Wednesday, January 4, 2012

Thankful to be an Aggie

A week or so ago my perturbed friend Ben Berryman wrote an article ridiculing “bowl season” and its countless hollow games and matchups. Normally I would agree with his less than unique thoughts, but that was before I witnessed, first-hand, my beloved Texas A&M Aggies stick it to the Northwestern Wildcats (ok, they pretty much hung on for dear life in the 4th quarter, but still). You want to know why we have 30+ bowl games? So I can travel less than five miles down the road to Reliant Stadium and see the Aggies win the Meineke Car Care bowl. You won me over Mr. Meineke! In a season like the one we just endured… any reason to celebrate, is a worthy reason. The Aggies let me taste a semi-important victory again, and it tasted very nice. Thank you football team.

I honestly don’t have many comments on the actual happenings of the game. There were indeed larger themes to be revered (I will touch on those in a moment), and thankfully the Aggies were able to honor those with a victory.

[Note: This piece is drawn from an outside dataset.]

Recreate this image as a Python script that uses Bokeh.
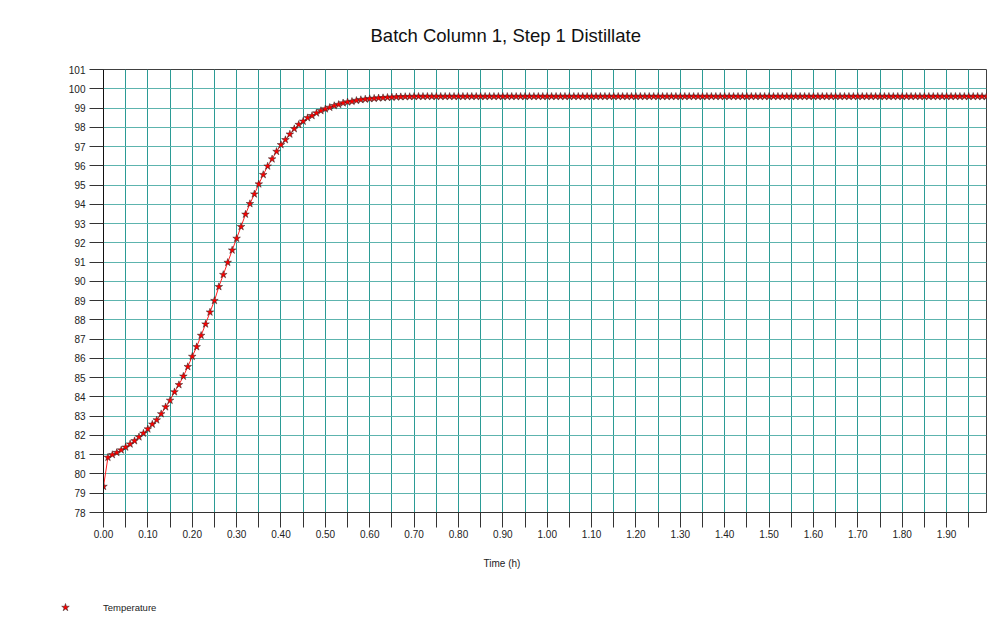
from bokeh.plotting import figure
from bokeh.models import (Range1d, FixedTicker, Legend, LegendItem, Title,
                          ColumnDataSource, PrintfTickFormatter)
from bokeh.embed import file_html
from bokeh.resources import INLINE

# ---------------- data ----------------
title_text = "Batch Column 1, Step 1 Distillate"
x_axis_title = "Time (h)"
series_name = "Temperature"
time_step_h = 0.01

temperature = [
    79.35, 80.86, 81.00, 81.11, 81.24, 81.39, 81.55, 81.72, 81.92, 82.11,
    82.33, 82.58, 82.80, 83.12, 83.48, 83.82, 84.26, 84.63, 85.07, 85.57,
    86.10, 86.60, 87.19, 87.78, 88.40, 89.00, 89.72, 90.35, 90.98, 91.62,
    92.23, 92.84, 93.48, 94.03, 94.53, 95.05, 95.54, 95.98, 96.35, 96.74,
    97.09, 97.35, 97.64, 97.92, 98.14, 98.31, 98.49, 98.60, 98.74, 98.86,
    98.95, 99.03, 99.12, 99.18, 99.26, 99.31, 99.34, 99.39, 99.43, 99.46,
    99.48, 99.50, 99.52, 99.53, 99.55, 99.56, 99.57, 99.58, 99.59, 99.59,
    99.60, 99.60, 99.60, 99.60, 99.60, 99.60, 99.60, 99.60, 99.60, 99.60,
    99.60, 99.60, 99.60, 99.60, 99.60, 99.60, 99.60, 99.60, 99.60, 99.60,
    99.60, 99.60, 99.60, 99.60, 99.60, 99.60, 99.60, 99.60, 99.60, 99.60,
    99.60, 99.60, 99.60, 99.60, 99.60, 99.60, 99.60, 99.60, 99.60, 99.60,
    99.60, 99.60, 99.60, 99.60, 99.60, 99.60, 99.60, 99.60, 99.60, 99.60,
    99.60, 99.60, 99.60, 99.60, 99.60, 99.60, 99.60, 99.60, 99.60, 99.60,
    99.60, 99.60, 99.60, 99.60, 99.60, 99.60, 99.60, 99.60, 99.60, 99.60,
    99.60, 99.60, 99.60, 99.60, 99.60, 99.60, 99.60, 99.60, 99.60, 99.60,
    99.60, 99.60, 99.60, 99.60, 99.60, 99.60, 99.60, 99.60, 99.60, 99.60,
    99.60, 99.60, 99.60, 99.60, 99.60, 99.60, 99.60, 99.60, 99.60, 99.60,
    99.60, 99.60, 99.60, 99.60, 99.60, 99.60, 99.60, 99.60, 99.60, 99.60,
    99.60, 99.60, 99.60, 99.60, 99.60, 99.60, 99.60, 99.60, 99.60, 99.60,
    99.60, 99.60, 99.60, 99.60, 99.60, 99.60, 99.60, 99.60, 99.60, 99.60,
]
time_h = [round(i * time_step_h, 2) for i in range(len(temperature))]

x_labelled_ticks = [round(i * 0.10, 2) for i in range(20)]        # 0.00 .. 1.90
x_half_ticks = [round(0.05 + i * 0.10, 2) for i in range(20)]     # 0.05 .. 1.95
y_ticks = list(range(78, 102))                                    # 78 .. 101
x_start, x_end = 0.0, 1.99
y_start, y_end = 78, 101

# ---------------- styles ----------------
FONT = "Liberation Sans"
GRID_V = "#2b9b95"
GRID_H = "#5db4ae"
DARK = "#333333"
MARKER = dict(marker="star", size=8, fill_color="#ff0000",
              line_color="#262626", line_width=0.5)

source = ColumnDataSource(dict(t=time_h, temp=temperature))

p = figure(width=995, height=595, output_backend="svg", toolbar_location=None,
           x_range=Range1d(x_start, x_end), y_range=Range1d(y_start, y_end),
           min_border_left=103, min_border_right=9, min_border_top=69,
           min_border_bottom=83)
p.background_fill_color = "white"
p.border_fill_color = "white"
p.outline_line_color = "#404040"
p.outline_line_width = 1

# title (shifted left so it is centred on the canvas, as in the reference)
p.title = Title(text=title_text, align="left", offset=267,
                vertical_align="middle", standoff=45, text_font=FONT,
                text_font_size="18.5px", text_font_style="normal",
                text_color="#111111")

# axes
p.xaxis.ticker = FixedTicker(ticks=x_labelled_ticks, minor_ticks=x_half_ticks)
p.xaxis.formatter = PrintfTickFormatter(format="%.2f")
p.xaxis.major_tick_out = 15
p.xaxis.major_tick_in = 0
p.xaxis.minor_tick_out = 15
p.xaxis.minor_tick_in = 0
p.xaxis.major_tick_line_color = DARK
p.xaxis.minor_tick_line_color = DARK
p.xaxis.axis_line_color = DARK
p.xaxis.major_label_standoff = 2
p.xaxis.major_label_text_font = FONT
p.xaxis.major_label_text_font_size = "10px"
p.xaxis.major_label_text_color = "#222222"

p.yaxis.ticker = FixedTicker(ticks=y_ticks)
p.yaxis.major_tick_out = 14
p.yaxis.major_tick_in = 0
p.yaxis.minor_tick_line_color = None
p.yaxis.major_tick_line_color = DARK
p.yaxis.axis_line_color = "#111111"
p.yaxis.major_label_standoff = 4
p.yaxis.major_label_text_font = FONT
p.yaxis.major_label_text_font_size = "10px"
p.yaxis.major_label_text_color = "#222222"

# x-axis title as a below-panel title so it can be offset horizontally
p.add_layout(Title(text=x_axis_title, align="left", offset=380,
                   vertical_align="middle", standoff=32, text_font=FONT,
                   text_font_size="10px", text_font_style="normal",
                   text_color="#222222"), "below")

# grids
p.xgrid.ticker = FixedTicker(ticks=sorted(x_labelled_ticks + x_half_ticks))
p.xgrid.grid_line_color = GRID_V
p.xgrid.grid_line_width = 1
p.ygrid.ticker = FixedTicker(ticks=y_ticks)
p.ygrid.grid_line_color = GRID_H
p.ygrid.grid_line_width = 1.2

# data
line_r = p.line("t", "temp", source=source, line_color="#ff2020", line_width=1)
pts = p.scatter("t", "temp", source=source, **MARKER)

# ---------------- legend strip below the chart (separate root) ----------------
q = figure(width=995, height=45, output_backend="svg", toolbar_location=None,
           x_range=Range1d(0, 1), y_range=Range1d(0, 1),
           x_axis_type=None, y_axis_type=None,
           min_border_left=0, min_border_right=0, min_border_top=0,
           min_border_bottom=0)
q.grid.visible = False
q.outline_line_color = None
q.background_fill_color = "white"
q.border_fill_color = "white"
# legend key: shares the series' first sample, which lies outside this strip's
# ranges, so only its legend swatch is drawn
legend_key = q.scatter(x=time_h[:1], y=temperature[:1], **MARKER)

legend = Legend(items=[LegendItem(label=series_name, renderers=[legend_key])],
                location=(55, 23), orientation="vertical",
                padding=0, margin=0, spacing=0,
                glyph_width=20, glyph_height=20, label_standoff=28,
                label_text_font=FONT, label_text_font_size="9.5px",
                label_text_color="#222222",
                border_line_color=None, background_fill_alpha=0)
q.add_layout(legend)

open("out.html", "w").write(file_html([p, q], INLINE))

We played our normal strong half of football, stood around some in the second half, then made the ever-so-frustrating switch to what I will now refer to as the “Prevent [you from winning]” defense. That is neither here nor there, we won; and one week from now we won’t remember the specifics.

I would like to give a shout out to Ryan Tannehill for becoming the Texas A&M career leader in passing yards, rightfully taking the crown from our former fraud of a quarterback Jerrod Johnson. And for the record, I am definitely going to miss Tannehill. I honestly believe he was a great if not fantastic quarterback (maybe we will find out more when he goes to the next level); he could run, he could throw the ball in an accurate fashion, and most importantly he was able to instill hope into my constantly aching heart. As I have made it quite clear in the past, I was never a fan of McGee or Jerrod, but for some reason Tannehill never seemed to be the direct reason for my usual Aggie angst. Obviously, something went wrong in our many second half collapses, but in my opinion that had way more to do with play calling, our respective gameplans, and most noticeably our defense. I am nervous about quarterback situation for next year… but I will save those thoughts for another day.

Moving onto those larger forces that arose on the last day of 2011… rain or shine, win or lose, I am proud to be an Aggie. When Aggie football is discussed, my blood often boils, but Aggie football isn’t the reason I wake up in the morning nor my last thought before I fall to sleep. I thoroughly enjoy and value each day that is afforded to me, and that particular joy and sense of value has A LOT to do with the college I choose to attend. Texas A&M instills a sense of pride, not only in your school, but also in yourself. I encounter very few people that don’t describe their time in College Station in hyperbolic terms of elation. It is a contagious attitude that can’t be avoided while you are in that special place.

And one of the greatest themes of Aggieland is the respect for the fallen. Whether it is the monthly Silver Taps or the annual Muster call, Texas A&M does not let anyone fall between the cracks. And when tragedies like Joey V's accident occur, Texas A&M does a phenomenal job of not only honoring the lost, but also reminding everyone else to truly value the many blessings bestowed upon them, the greatest of which is life. Nobody expects nor wishes these tragedies upon anyone they know, but when these situations do occur, I consider myself extremely fortunate to be surrounded by Aggies. Football is fleeting. Thankfully, being an Aggie, is not.